I would like to share with you my story about my baby, Stanley, who was born at 32+5 weeks.
My pregnancy was very uneventful up until 27 weeks, when I had a large bleed due to a low lying placenta. At this point I was warned I was likely to have an early baby, and would have to have a c-section if the placenta did not move. I was also given steroids to mature Stanley’s lungs at 27+4 weeks gestation, ready for his arrival.
The neonatal paediatrician came to talk me and my boyfriend Mark through exactly what would happen at the birth. She explained that Stanley would go straight into a bag to keep him warm, and that it was unlikely we would be able to hold him. We also had a tour of the neonatal intensive care unit (NICU) – we live on Guernsey in the Channel Islands and the unit has a capacity of just three!

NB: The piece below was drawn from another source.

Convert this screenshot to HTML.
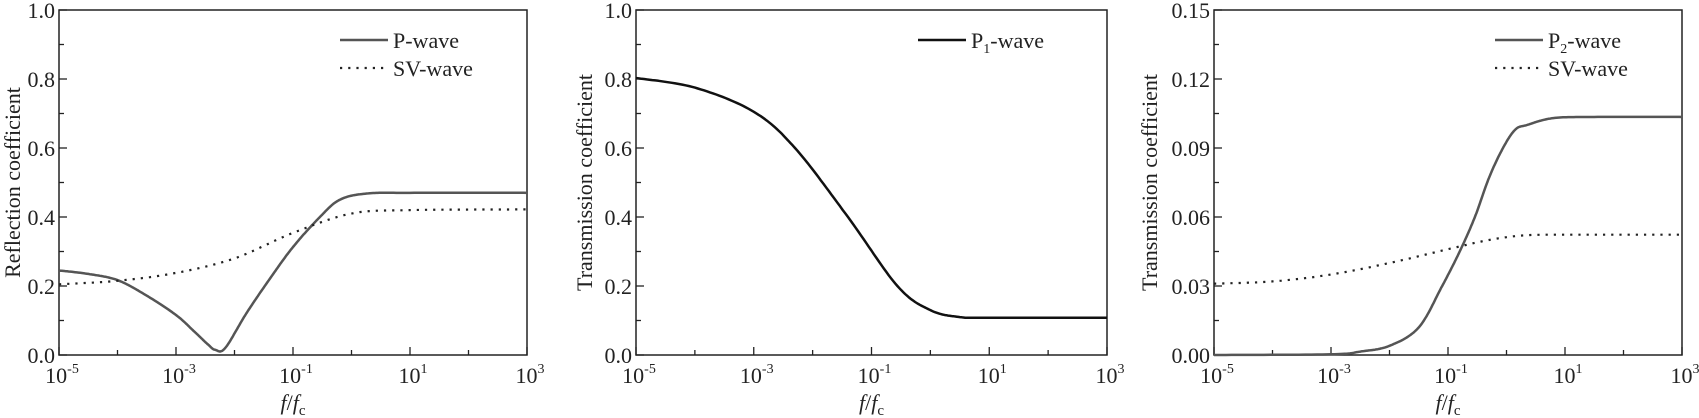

At this point I could’ve felt scared but I didn’t. I felt completely informed and in the safe and capable hands of the midwives and obstetricians. Stanley moved around in my belly constantly, and every time I was hooked up to the monitoring machine the results were fine. He was safe where he was, in my tummy, for the time being.
We had time to prepare. I ordered all we needed for him online from my hospital bed, and when I got home from hospital I prepared my hospital bag and his. I was fully aware he would not being coming home with us straight away, but I had time to accept this.
After that, I was in and out of hospital with seven more, smaller bleeds, until Stanley decided to arrive in the world, seven weeks early, on 20 May 2016. One positive thing was that I didn’t need a c-section after all – I’d had a scan a few days before to confirm I was already dilating and that Stanley’s head had already gone past the placenta. He weighed four pounds and four ounces.
Giving birth to my baby was the best day of my life, despite the circumstances. When he was born I did get to hold him for a brief moment, and it was amazing.
Stanley then spent 25 days in the NICU. He was anaemic when he was born and received a blood transfusion, and he then had to be fed through a tube in his belly button as he would not tolerate my milk. He was also very jaundiced, and spent a lot of time under the light. But we were allowed to change his nappy and hold him every six hours, and I lived for those moments with him.
I expressed milk for him every three hours from the day he was born until the day he arrived home – I focused on what I could do for him rather than what I couldn’t. The day he was moved out of the incubator to a hot cot was an amazing day – I got to dress him and touch him any time I wanted!
We then got to bath him shortly afterwards, and I was given milestone cards as a gift, which I made sure I took into the unit to take photos with Stanley. I would sort out his vitamins for the day, and his milk, which I fed him through his tube. I insisted on bringing in his own nappies and dummies, and I took his clothes and blankets home to wash and brought in fresh ones. I was a mum and I savoured every moment. Mark also went to see him every day, and took on the same nappy changing and feed duties as me.
The nurses in the unit were amazing and gave us all the help and guidance we needed. Nevertheless, there were days when my patience ran out and I could see no change in Stanley. Those low days are tough, and that is when it helped me to focus on what I could do for my baby, not what he was not doing. It is also on those days that I needed a gentle reminder that Stanley shouldn’t even be here yet - sometimes we can expect a lot from premature babies!
Finally, Stanley came home at the equivalent of 36 weeks 4 days gestation, and that’s pretty amazing if you ask me.
What I hope people will take away from my story is that however or whenever your baby is born, you are a parent and there is no greater gift. We were very lucky to be pre-warned of Stanley’s arrival, to have such great care and for him to be so healthy, but my message to parents everywhere of premature babies would be that no matter what the circumstances, stay positive and know that these babies are resilient, strong little creatures.
Stanley is now nearly six months old and thriving. I could not be more proud of the life I created.